Instructions for the task:
Write out each line exactly as given. Leave the pictures out of your copy.

Start

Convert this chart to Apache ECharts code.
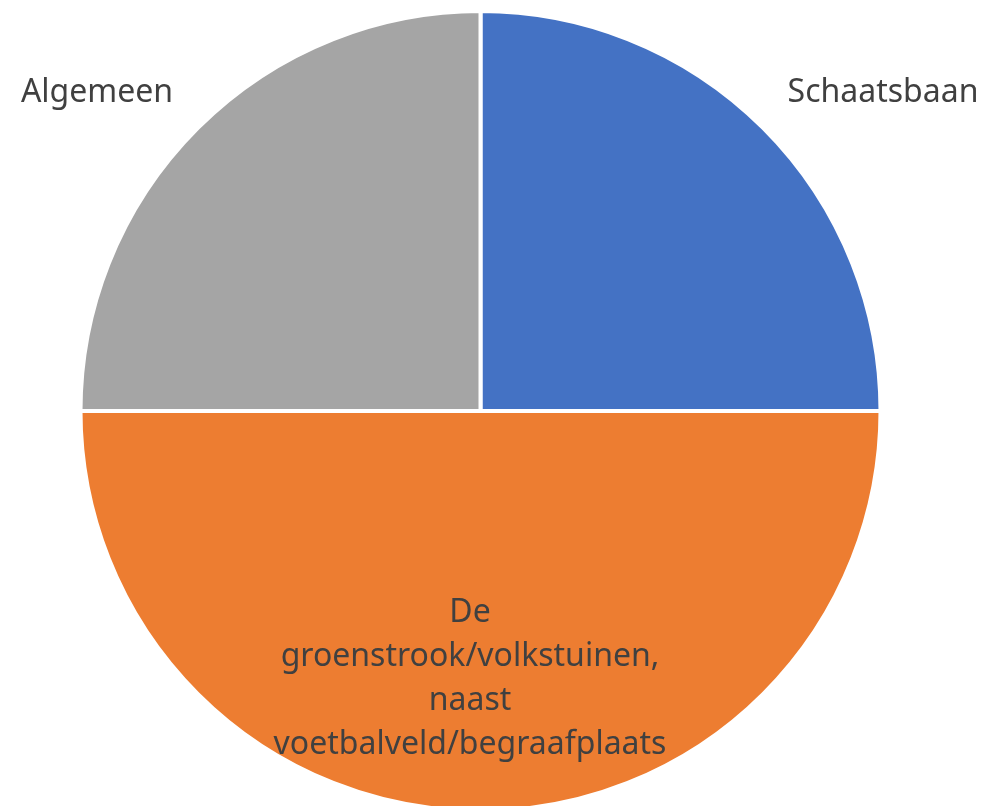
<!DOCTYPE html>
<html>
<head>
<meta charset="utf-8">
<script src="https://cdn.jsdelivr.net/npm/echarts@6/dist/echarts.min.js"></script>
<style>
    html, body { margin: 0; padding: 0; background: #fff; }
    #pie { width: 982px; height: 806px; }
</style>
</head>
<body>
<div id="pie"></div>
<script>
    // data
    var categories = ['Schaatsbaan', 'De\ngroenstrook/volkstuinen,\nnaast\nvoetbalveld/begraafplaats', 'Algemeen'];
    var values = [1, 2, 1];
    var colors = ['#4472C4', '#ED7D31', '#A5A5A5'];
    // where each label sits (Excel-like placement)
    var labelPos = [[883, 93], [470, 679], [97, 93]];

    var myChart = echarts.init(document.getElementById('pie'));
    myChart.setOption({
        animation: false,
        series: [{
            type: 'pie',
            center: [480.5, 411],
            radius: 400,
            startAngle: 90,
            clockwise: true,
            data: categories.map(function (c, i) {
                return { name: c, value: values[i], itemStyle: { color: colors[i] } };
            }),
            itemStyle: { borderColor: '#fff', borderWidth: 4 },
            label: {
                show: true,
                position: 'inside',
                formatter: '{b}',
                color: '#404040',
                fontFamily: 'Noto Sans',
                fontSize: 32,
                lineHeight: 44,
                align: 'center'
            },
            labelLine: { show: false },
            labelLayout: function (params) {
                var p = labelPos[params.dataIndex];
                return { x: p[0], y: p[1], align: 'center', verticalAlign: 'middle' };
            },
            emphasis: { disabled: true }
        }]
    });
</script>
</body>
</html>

End

Answer to the problem:
Convert this chart to Apache ECharts code.
<!DOCTYPE html>
<html>
<head>
<meta charset="utf-8">
<script src="https://cdn.jsdelivr.net/npm/echarts@6/dist/echarts.min.js"></script>
<style>
    html, body { margin: 0; padding: 0; background: #fff; }
    #pie { width: 982px; height: 806px; }
</style>
</head>
<body>
<div id="pie"></div>
<script>
    // data
    var categories = ['Schaatsbaan', 'De\ngroenstrook/volkstuinen,\nnaast\nvoetbalveld/begraafplaats', 'Algemeen'];
    var values = [1, 2, 1];
    var colors = ['#4472C4', '#ED7D31', '#A5A5A5'];
    // where each label sits (Excel-like placement)
    var labelPos = [[883, 93], [470, 679], [97, 93]];

    var myChart = echarts.init(document.getElementById('pie'));
    myChart.setOption({
        animation: false,
        series: [{
            type: 'pie',
            center: [480.5, 411],
            radius: 400,
            startAngle: 90,
            clockwise: true,
            data: categories.map(function (c, i) {
                return { name: c, value: values[i], itemStyle: { color: colors[i] } };
            }),
            itemStyle: { borderColor: '#fff', borderWidth: 4 },
            label: {
                show: true,
                position: 'inside',
                formatter: '{b}',
                color: '#404040',
                fontFamily: 'Noto Sans',
                fontSize: 32,
                lineHeight: 44,
                align: 'center'
            },
            labelLine: { show: false },
            labelLayout: function (params) {
                var p = labelPos[params.dataIndex];
                return { x: p[0], y: p[1], align: 'center', verticalAlign: 'middle' };
            },
            emphasis: { disabled: true }
        }]
    });
</script>
</body>
</html>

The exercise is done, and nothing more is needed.